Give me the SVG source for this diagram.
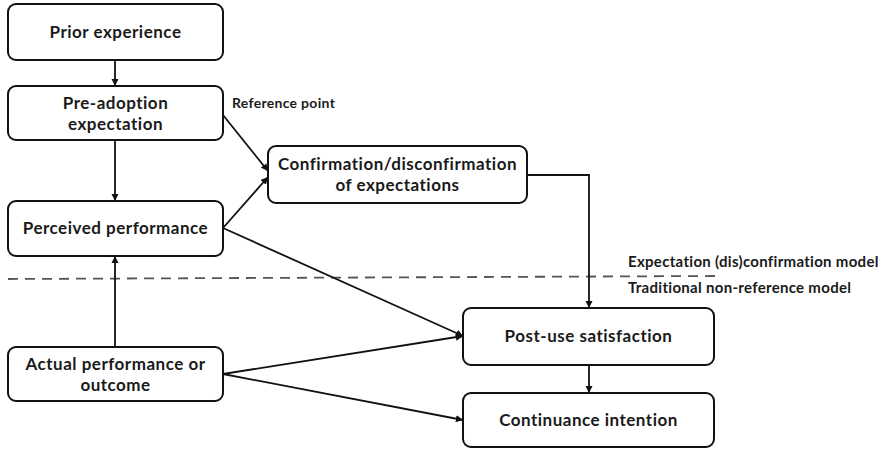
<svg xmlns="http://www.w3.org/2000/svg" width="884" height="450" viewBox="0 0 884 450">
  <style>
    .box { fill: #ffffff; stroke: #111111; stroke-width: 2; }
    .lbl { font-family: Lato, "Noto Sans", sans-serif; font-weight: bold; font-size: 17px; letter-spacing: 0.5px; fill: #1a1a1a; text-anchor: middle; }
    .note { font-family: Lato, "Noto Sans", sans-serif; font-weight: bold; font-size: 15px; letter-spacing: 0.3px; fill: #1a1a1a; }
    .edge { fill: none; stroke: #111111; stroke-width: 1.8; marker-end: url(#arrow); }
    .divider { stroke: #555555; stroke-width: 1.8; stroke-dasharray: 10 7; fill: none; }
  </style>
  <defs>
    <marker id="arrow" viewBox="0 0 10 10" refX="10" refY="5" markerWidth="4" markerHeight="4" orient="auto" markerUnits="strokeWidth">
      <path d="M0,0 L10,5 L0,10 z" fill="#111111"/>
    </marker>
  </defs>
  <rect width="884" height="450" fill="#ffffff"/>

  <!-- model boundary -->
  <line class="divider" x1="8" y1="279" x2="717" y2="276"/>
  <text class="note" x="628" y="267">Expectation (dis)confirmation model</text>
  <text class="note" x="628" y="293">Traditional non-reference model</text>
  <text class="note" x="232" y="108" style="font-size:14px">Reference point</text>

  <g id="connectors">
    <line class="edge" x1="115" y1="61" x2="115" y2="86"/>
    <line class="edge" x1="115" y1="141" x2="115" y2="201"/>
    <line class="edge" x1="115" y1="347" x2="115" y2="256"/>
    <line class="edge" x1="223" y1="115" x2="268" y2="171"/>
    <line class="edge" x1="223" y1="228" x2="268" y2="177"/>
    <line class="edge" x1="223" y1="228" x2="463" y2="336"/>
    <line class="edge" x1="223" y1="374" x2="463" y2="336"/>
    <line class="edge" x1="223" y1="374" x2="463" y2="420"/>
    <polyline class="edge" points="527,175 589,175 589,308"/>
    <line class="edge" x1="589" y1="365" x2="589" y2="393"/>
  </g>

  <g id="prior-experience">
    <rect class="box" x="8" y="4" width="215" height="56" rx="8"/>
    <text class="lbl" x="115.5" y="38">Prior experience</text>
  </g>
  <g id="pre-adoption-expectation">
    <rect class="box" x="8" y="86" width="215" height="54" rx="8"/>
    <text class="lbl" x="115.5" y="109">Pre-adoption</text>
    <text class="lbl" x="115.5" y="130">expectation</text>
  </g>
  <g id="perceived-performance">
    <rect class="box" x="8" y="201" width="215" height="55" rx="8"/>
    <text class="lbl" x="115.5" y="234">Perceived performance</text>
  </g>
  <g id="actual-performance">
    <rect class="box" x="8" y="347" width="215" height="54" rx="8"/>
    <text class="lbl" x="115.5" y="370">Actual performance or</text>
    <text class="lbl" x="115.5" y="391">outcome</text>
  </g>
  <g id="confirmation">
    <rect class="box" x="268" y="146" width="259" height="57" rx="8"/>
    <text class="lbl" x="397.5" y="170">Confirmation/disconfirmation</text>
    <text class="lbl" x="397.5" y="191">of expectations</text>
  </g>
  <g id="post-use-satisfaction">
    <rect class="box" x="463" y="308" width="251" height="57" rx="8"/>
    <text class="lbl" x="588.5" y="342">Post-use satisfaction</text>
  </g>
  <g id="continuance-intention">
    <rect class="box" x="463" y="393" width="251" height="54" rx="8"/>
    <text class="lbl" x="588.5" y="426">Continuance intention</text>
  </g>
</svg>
- - - - - - -
**What to produce**: Each line of the material must be retyped exactly, except that images are omitted.

**Final answer**:
Give me the SVG source for this diagram.
<svg xmlns="http://www.w3.org/2000/svg" width="884" height="450" viewBox="0 0 884 450">
  <style>
    .box { fill: #ffffff; stroke: #111111; stroke-width: 2; }
    .lbl { font-family: Lato, "Noto Sans", sans-serif; font-weight: bold; font-size: 17px; letter-spacing: 0.5px; fill: #1a1a1a; text-anchor: middle; }
    .note { font-family: Lato, "Noto Sans", sans-serif; font-weight: bold; font-size: 15px; letter-spacing: 0.3px; fill: #1a1a1a; }
    .edge { fill: none; stroke: #111111; stroke-width: 1.8; marker-end: url(#arrow); }
    .divider { stroke: #555555; stroke-width: 1.8; stroke-dasharray: 10 7; fill: none; }
  </style>
  <defs>
    <marker id="arrow" viewBox="0 0 10 10" refX="10" refY="5" markerWidth="4" markerHeight="4" orient="auto" markerUnits="strokeWidth">
      <path d="M0,0 L10,5 L0,10 z" fill="#111111"/>
    </marker>
  </defs>
  <rect width="884" height="450" fill="#ffffff"/>

  <!-- model boundary -->
  <line class="divider" x1="8" y1="279" x2="717" y2="276"/>
  <text class="note" x="628" y="267">Expectation (dis)confirmation model</text>
  <text class="note" x="628" y="293">Traditional non-reference model</text>
  <text class="note" x="232" y="108" style="font-size:14px">Reference point</text>

  <g id="connectors">
    <line class="edge" x1="115" y1="61" x2="115" y2="86"/>
    <line class="edge" x1="115" y1="141" x2="115" y2="201"/>
    <line class="edge" x1="115" y1="347" x2="115" y2="256"/>
    <line class="edge" x1="223" y1="115" x2="268" y2="171"/>
    <line class="edge" x1="223" y1="228" x2="268" y2="177"/>
    <line class="edge" x1="223" y1="228" x2="463" y2="336"/>
    <line class="edge" x1="223" y1="374" x2="463" y2="336"/>
    <line class="edge" x1="223" y1="374" x2="463" y2="420"/>
    <polyline class="edge" points="527,175 589,175 589,308"/>
    <line class="edge" x1="589" y1="365" x2="589" y2="393"/>
  </g>

  <g id="prior-experience">
    <rect class="box" x="8" y="4" width="215" height="56" rx="8"/>
    <text class="lbl" x="115.5" y="38">Prior experience</text>
  </g>
  <g id="pre-adoption-expectation">
    <rect class="box" x="8" y="86" width="215" height="54" rx="8"/>
    <text class="lbl" x="115.5" y="109">Pre-adoption</text>
    <text class="lbl" x="115.5" y="130">expectation</text>
  </g>
  <g id="perceived-performance">
    <rect class="box" x="8" y="201" width="215" height="55" rx="8"/>
    <text class="lbl" x="115.5" y="234">Perceived performance</text>
  </g>
  <g id="actual-performance">
    <rect class="box" x="8" y="347" width="215" height="54" rx="8"/>
    <text class="lbl" x="115.5" y="370">Actual performance or</text>
    <text class="lbl" x="115.5" y="391">outcome</text>
  </g>
  <g id="confirmation">
    <rect class="box" x="268" y="146" width="259" height="57" rx="8"/>
    <text class="lbl" x="397.5" y="170">Confirmation/disconfirmation</text>
    <text class="lbl" x="397.5" y="191">of expectations</text>
  </g>
  <g id="post-use-satisfaction">
    <rect class="box" x="463" y="308" width="251" height="57" rx="8"/>
    <text class="lbl" x="588.5" y="342">Post-use satisfaction</text>
  </g>
  <g id="continuance-intention">
    <rect class="box" x="463" y="393" width="251" height="54" rx="8"/>
    <text class="lbl" x="588.5" y="426">Continuance intention</text>
  </g>
</svg>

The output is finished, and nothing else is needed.